Four rows of barbwire ran atop the grey fortress walls anchored by guard towers in the middle and at the corners. Individual blocks of granite from a nearby quarry formed the ribbons of wall decorated with polished granite plaques: “In remembrance of the soldiers of the 26th (Yankee) Infantry Division, Third US Army who liberated….” I walked through the gate below the plaques and onto an empty large square, the roll call area, flanked by rows of one-story buildings and ending in another grey wall. Polished plaques upon plaques reflected parts of my face and remembered the 122,766 prisoners murdered here – political dissidents, Roma and Sinti, freedom fighters, homosexuals, Jews; the signs did not seem to end.
A black-and-white photo display showed the same square I stood in, but in the photo the square was crowded with hundreds of naked males, most crossing their arms as to hug themselves. Most were standing; some were sitting on the ground and with their knees pulled up to their chests. All heads were freshly shaven. The crowd did not end in the photo and the square seemed infinite as if even more men were waiting outside the photo. But in front of me, the square was now empty, a wide plane of grey asphalt that was not in the picture.
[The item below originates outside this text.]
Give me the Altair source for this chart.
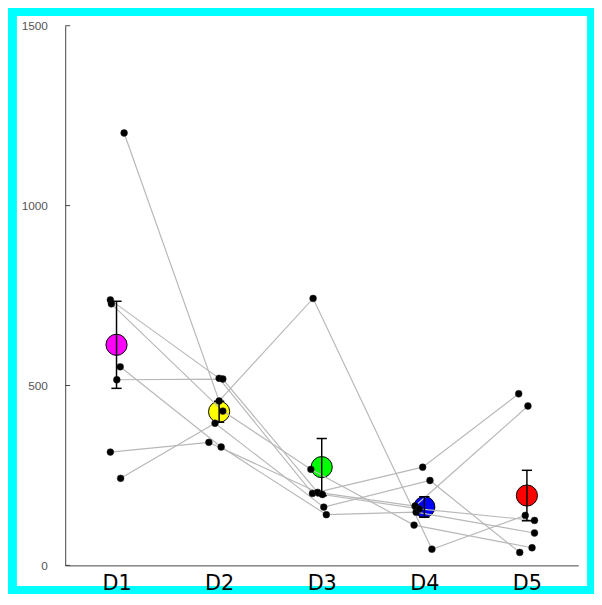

The wind was pushing waves through the meadows outside the gates, but I walked through small barrack rooms with bunk beds and enclosed by barb wire, saw the ash dump through the windows, listened to my echoing steps through cellars and disinfection rooms. A small underground room that looked much like a group shower bore more black granite plaques: “Here Max Fischler from Drohobycz was killed by gas on September 3, 1944 in his 49th year of life. Unforgettable!”
The two ovens in the next-door crematorium were draped in flags from Israel, Italy, Spain, and Poland. Black and white photos of men with their birth and death dates lined the walls in another room. The air was thick and much colder than it would make sense for a basement in summer. “Over the white pond the wild birds have moved on. In the evening an ice-cold wind blows from our stars” a white plaque remembered German Urbin. And still the grass waves were running through the high meadow outside the camp; the waves were moving away and up the hill – one followed by another and another and another.
At the top of the basement staircase, I ran into the class of twelve and thirteen-year olds that I had noticed before in the parking lot outside the gates. They were standing close to each other, nearly huddling but without physical contact. No one was speaking, no bubble popping, no braid swishing. I had never before seen a group of teenagers that quiet, that still, as after the tour of the Mauthausen concentration camp.